THE DARK REPORT observes that the Florida Appeal Court decision provides a useful insight for pathology groups seeking to improve their legal claim to billing for clinical pathology professional services, regardless of where the practice is located within the United States.

Pathologists can strengthen their legal position in regard to professional component billing by insuring that documents presented to patients at admission or outpatient registration include the type of language recommended earlier in this intelligence briefing. As Cooper noted, the only aspect of clinical pathology professional component the Florida Appeal Court could attack was whether or not the patient had a “contractual relationship” with a pathologist that he/she would never meet prior to performance of the lab tests.

By notifying the patient in advance, whether by using ABN-type of
form in an outreach setting or having the right language included in hospital admissions or outpatient registration forms, pathologists are documenting their “contractual relationship” with the patient and strengthening their legal claim to be paid for clinical pathology professional services.

Sound Business Practice

From this perspective, the Florida Court ruling is simply emphasizing
what was already recognized to be a sound business practice by some of the more savvy pathology groups within the United States. Over the years these groups have already incorporated similar language in documentation presented to patients before specimens are collected and lab tests are performed.

The next chapter in the litigation between Central States and Florida
pathologists may involve a state Supreme Court review. That is one reason why pathology groups in Florida are in a mode of “watchful waiting.”

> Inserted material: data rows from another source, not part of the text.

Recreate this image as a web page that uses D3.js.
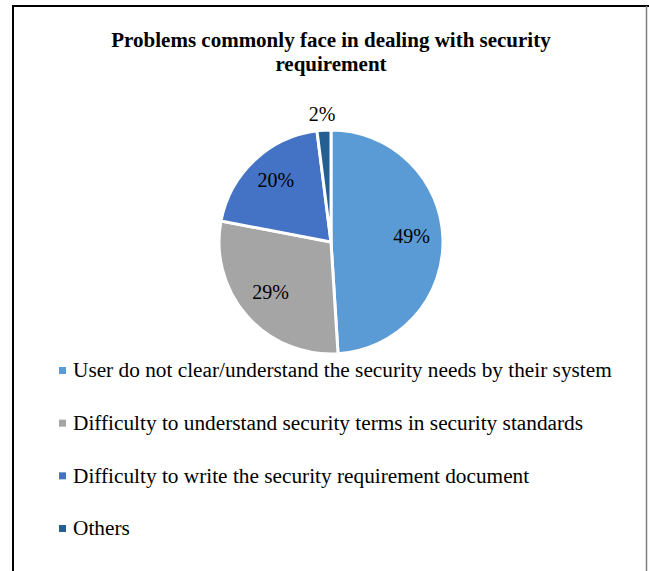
<!DOCTYPE html>
<html>
<head>
<meta charset="utf-8">
<script src="https://cdn.jsdelivr.net/npm/d3@7"></script>
<style>
  body { margin: 0; background: #fff; }
</style>
</head>
<body>
<div id="chart"></div>
<script>
// data
const categories = [
  "User do not clear/understand the security needs by their system",
  "Difficulty to understand security terms in security standards",
  "Difficulty to write the security requirement document",
  "Others"
];
const values = [49, 29, 20, 2];
const colors = ["#5b9bd5", "#a5a5a5", "#4472c4", "#255e91"];
const titleLines = ["Problems commonly face in dealing with security", "requirement"];

const fontFamily = "'Times New Roman', 'Liberation Serif', 'DejaVu Serif', serif";
const width = 649, height = 571;
const svg = d3.select("#chart").append("svg")
    .attr("width", width)
    .attr("height", height)
    .style("font-family", fontFamily);

// frame
svg.append("path")
    .attr("d", `M13,${height} L13,6 L${width},6`)
    .attr("fill", "none")
    .attr("stroke", "#000")
    .attr("stroke-width", 2);
svg.append("line")
    .attr("x1", 646.5).attr("x2", 646.5)
    .attr("y1", 6).attr("y2", height)
    .attr("stroke", "#808080")
    .attr("stroke-width", 1.5);

// title
svg.append("text")
    .attr("x", 331)
    .attr("y", 47)
    .attr("text-anchor", "middle")
    .style("font-weight", "bold")
    .style("font-size", "21px")
    .selectAll("tspan")
    .data(titleLines)
    .enter()
    .append("tspan")
    .attr("x", 331)
    .attr("dy", (d, i) => i === 0 ? 0 : 24)
    .text(d => d);

// pie
const cx = 331, cy = 242, r = 112;
const pie = d3.pie().sort(null).value(d => d);
const arcs = pie(values);
const arc = d3.arc().innerRadius(0).outerRadius(r);
const labelArc = d3.arc().innerRadius(r * 0.72).outerRadius(r * 0.72);

const g = svg.append("g").attr("transform", `translate(${cx},${cy})`);

g.selectAll("path")
    .data(arcs)
    .enter()
    .append("path")
    .attr("d", arc)
    .attr("fill", (d, i) => colors[i])
    .attr("stroke", "#fff")
    .attr("stroke-width", 3)
    .attr("stroke-linejoin", "round");

// percentage labels (small slice gets its label outside)
g.selectAll("text.pct")
    .data(arcs)
    .enter()
    .append("text")
    .attr("class", "pct")
    .attr("text-anchor", "middle")
    .style("font-size", "20px")
    .attr("transform", d => {
        if (d.data < 5) {
            const a = (d.startAngle + d.endAngle) / 2;
            return `translate(${Math.sin(a) * (r + 16) - 1},${-Math.cos(a) * (r + 16)})`;
        }
        const [x, y] = labelArc.centroid(d);
        return `translate(${x},${y - 3})`;
    })
    .attr("dy", "0.35em")
    .text(d => d.data + "%");

// legend
const legendY = d3.scalePoint()
    .domain(categories)
    .range([370, 528]);

const legend = svg.append("g");
const item = legend.selectAll("g")
    .data(categories)
    .enter()
    .append("g")
    .attr("transform", d => `translate(0,${legendY(d)})`);

item.append("rect")
    .attr("x", 59)
    .attr("y", -3)
    .attr("width", 7)
    .attr("height", 7)
    .attr("fill", (d, i) => colors[i]);

item.append("text")
    .attr("x", 73)
    .attr("dy", "0.35em")
    .style("font-size", "21.3px")
    .text(d => d);
</script>
</body>
</html>
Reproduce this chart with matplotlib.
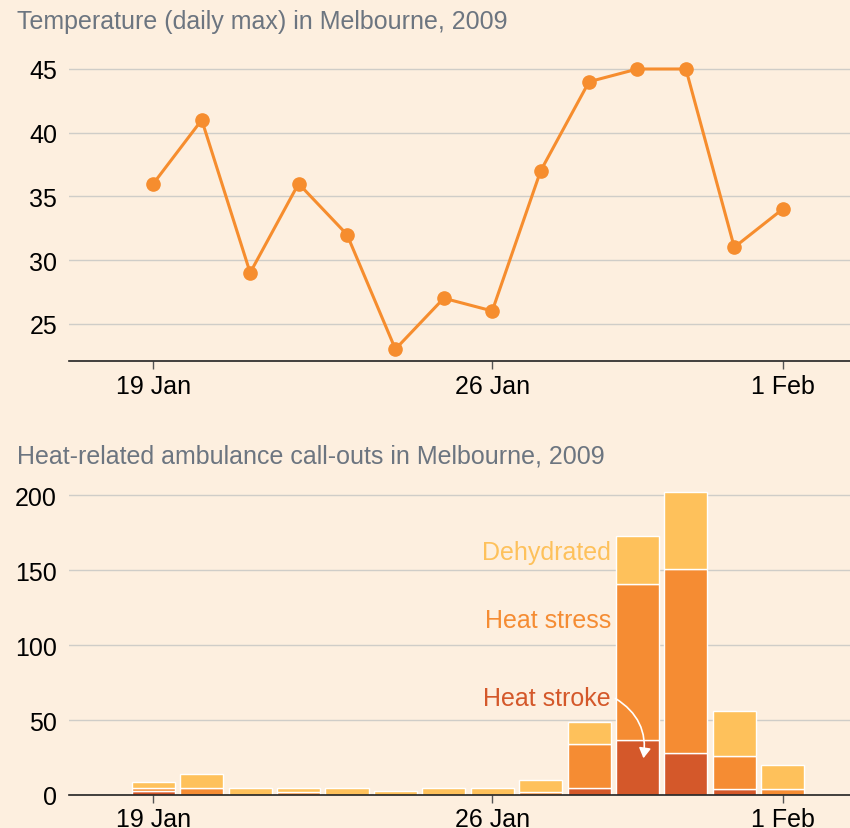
import matplotlib.pyplot as plt
import matplotlib.patches as mpatches
import numpy as np
import pandas as pd

# temperature (daily max) and ambulance call-outs, 19 Jan - 1 Feb 2009
dates = pd.date_range("2009-01-19", "2009-02-01", freq="D")
temp_max = [36, 41, 29, 36, 32, 23, 27, 26, 37, 44, 45, 45, 31, 34]

heat_stroke = [3, 0, 0, 0, 0, 0, 0, 0, 0, 5, 37, 28, 4, 0]
heat_stress = [2, 5, 0, 2, 0, 0, 0, 0, 2, 29, 104, 123, 22, 4]
dehydrated = [4, 9, 5, 3, 5, 3, 5, 5, 8, 15, 32, 51, 30, 16]

tick_dates = pd.to_datetime(["2009-01-19", "2009-01-26", "2009-02-01"])
tick_labels = ["19 Jan", "26 Jan", "1 Feb"]

bg = "#fdefdf"
c_line = "#f68d2e"
c_dehyd = "#fec15b"
c_stress = "#f58c33"
c_stroke = "#d4582a"
c_title = "#6c7580"
c_grid = "#cfcdc8"

plt.rcParams['font.family'] = ['Liberation Sans', 'DejaVu Sans']

fig = plt.figure(figsize=(8.5, 8.29), dpi=100, facecolor=bg)
W, H = 850, 829


def box(l, t, r, b):
    return [l / W, 1 - b / H, (r - l) / W, (b - t) / H]


x = dates
xl = (dates[0] - pd.Timedelta(days=1.742), dates[0] + pd.Timedelta(days=14.39))


def style(ax):
    ax.set_facecolor(bg)
    for s in ["top", "right", "left"]:
        ax.spines[s].set_visible(False)
    ax.spines["bottom"].set_color("#222222")
    ax.spines["bottom"].set_linewidth(1.2)
    ax.grid(axis="y", color=c_grid, lw=1.0)
    ax.set_axisbelow(True)
    ax.tick_params(axis="y", length=0, pad=8.6, labelsize=18)
    ax.tick_params(axis="x", length=6, width=1, color="#555555", pad=3, labelsize=18)
    ax.set_xticks(tick_dates)
    ax.set_xticklabels(tick_labels)
    ax.set_xlim(*xl)


# top chart
ax1 = fig.add_axes(box(69, 50, 850, 362))
style(ax1)
ax1.plot(x, temp_max, color=c_line, lw=2.2, marker="o", ms=9.5, zorder=3)
ax1.set_ylim(22.07, 46.57)
ax1.set_yticks([25, 30, 35, 40, 45])
fig.text(17 / W, 1 - 22 / H, "Temperature (daily max) in Melbourne, 2009",
         color=c_title, fontsize=18, va="center", ha="left")

# bottom chart
ax2 = fig.add_axes(box(69, 485, 850, 796))
style(ax2)
wd = 0.89
bot2 = np.array(heat_stroke) + np.array(heat_stress)
ax2.bar(x, heat_stroke, width=wd, color=c_stroke, edgecolor="white", lw=1, zorder=2)
ax2.bar(x, heat_stress, width=wd, bottom=heat_stroke, color=c_stress,
        edgecolor="white", lw=1, zorder=2)
ax2.bar(x, dehydrated, width=wd, bottom=bot2, color=c_dehyd,
        edgecolor="white", lw=1, zorder=2)
ax2.set_ylim(0, 207.4)
ax2.set_yticks([0, 50, 100, 150, 200])
fig.text(17 / W, 1 - 457 / H, "Heat-related ambulance call-outs in Melbourne, 2009",
         color=c_title, fontsize=18, va="center", ha="left")

lab_x = dates[9] + pd.Timedelta(days=0.45)
ax2.text(lab_x, 162, "Dehydrated", color=c_dehyd, fontsize=18, ha="right", va="center")
ax2.text(lab_x, 116.5, "Heat stress", color=c_stress, fontsize=18, ha="right", va="center")
ax2.text(lab_x, 65, "Heat stroke", color=c_stroke, fontsize=18, ha="right", va="center")
arr = mpatches.FancyArrowPatch((fig.transFigure.inverted().transform((613, H - 698))),
                               (fig.transFigure.inverted().transform((643, H - 762))),
                               transform=fig.transFigure, connectionstyle="arc3,rad=-0.35",
                               arrowstyle="-|>,head_length=6,head_width=3.5",
                               color="white", lw=1.2, zorder=5)
fig.patches.append(arr)

fig.savefig("out.png", dpi=100, facecolor=bg)
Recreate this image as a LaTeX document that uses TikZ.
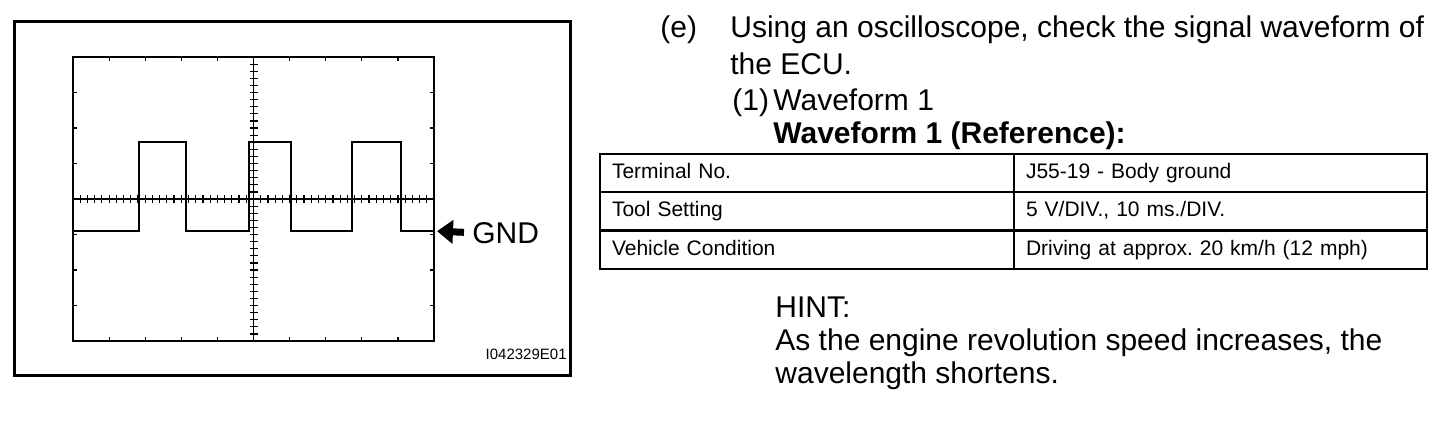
\documentclass[tikz,border=0pt]{standalone}
\usepackage{fontspec}
\setmainfont{Liberation Sans}
\usetikzlibrary{arrows.meta}
\tikzset{
	txt/.style={anchor=base west,inner sep=0pt,font=\fontsize{15pt}{17pt}\selectfont},
	cell/.style={draw=black,line width=1pt,anchor=north west,minimum height=19pt,
		inner xsep=6pt,inner ysep=0pt,text height=7.6pt,text depth=2.2pt,align=left,
		font=\fontsize{10.5pt}{12pt}\selectfont},
	tick/.style={line width=0.6pt},
	trace/.style={line width=1.4pt},
}
\begin{document}
\begin{tikzpicture}[x=0.5pt,y=-0.5pt]
	\useasboundingbox (0,0) rectangle (1456,430);
	% scope screen
	\draw[line width=1.5pt] (14,21) rectangle (570,375);
	\draw[tick] (73,57) rectangle (434,341);
	\draw[tick] (73,199) -- (434,199);
	\draw[tick] (253.5,57) -- (253.5,341);
	\foreach \i in {1,...,9}
		\draw[tick] (73+\i*36.1,57) -- ++(0,4) (73+\i*36.1,341) -- ++(0,-4);
	\foreach \i in {1,...,7}
		\draw[tick] (73,57+\i*35.5) -- ++(4,0) (434,57+\i*35.5) -- ++(-4,0);
	\foreach \i in {1,...,49}
		\draw[tick] (73+\i*7.22,195) -- ++(0,8);
	\foreach \i in {1,...,39}
		\draw[tick] (249.5,57+\i*7.1) -- ++(8,0);
	% waveform
	\draw[trace] (73,231) -| (139,142) -| (186,231) -| (249,142) -| (291,231)
		-| (352,142) -| (401,231) -- (434,231) coordinate (gnd);
	\node[txt] (gndlabel) at (472,243) {GND};
	\draw[line width=3.5pt,-{Triangle[length=8pt,width=11.5pt]},shorten <=4pt,shorten >=1.5pt]
		(gndlabel.west) -- (gnd);
	\node[anchor=base east,inner sep=0pt,font=\fontsize{7.5pt}{9pt}\selectfont] (figno) at (567,359) {I042329E01};
	% text
	\node[txt] (step) at (660,37) {(e)};
	\node[txt] (line1) at (730,37) {Using an oscilloscope, check the signal waveform of};
	\node[txt] (line2) at (730,74) {the ECU.};
	\node[txt] (sub) at (732,110) {(1)};
	\node[txt] (subtitle) at (773,110) {Waveform 1};
	\node[txt,font=\fontsize{15pt}{17pt}\selectfont\bfseries] (title) at (773,143) {Waveform 1 (Reference):};
	% table
	\node[cell,minimum width=207pt,text width=195pt] (r1a) at (599,153) {Terminal No.};
	\node[cell,minimum width=206.5pt,text width=194.5pt] (r1b) at (1013,153) {J55-19 - Body ground};
	\node[cell,minimum width=207pt,text width=195pt] (r2a) at (599,191) {Tool Setting};
	\node[cell,minimum width=206.5pt,text width=194.5pt] (r2b) at (1013,191) {5 V/DIV., 10 ms./DIV.};
	\node[cell,minimum width=207pt,text width=195pt] (r3a) at (599,230) {Vehicle Condition};
	\node[cell,minimum width=206.5pt,text width=194.5pt] (r3b) at (1013,230) {Driving at approx.\ 20 km/h (12 mph)};
	% hint
	\node[txt] (hint) at (775,317) {HINT:};
	\node[txt] (hint1) at (775,350) {As the engine revolution speed increases, the};
	\node[txt] (hint2) at (775,383) {wavelength shortens.};
\end{tikzpicture}
\end{document}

However, it is important to view the efforts of Central States to cease payment for clinical pathology professional services as part of a larger battle. Across the United States, ever-growing numbers of payers and hospitals are willing to challenge the right of pathologists to be paid for these services. That is the more ominous trend. This Florida case is but one small battle in the ongoing defense of the pathologists’ rightful claim to reimbursement for valuable services rendered.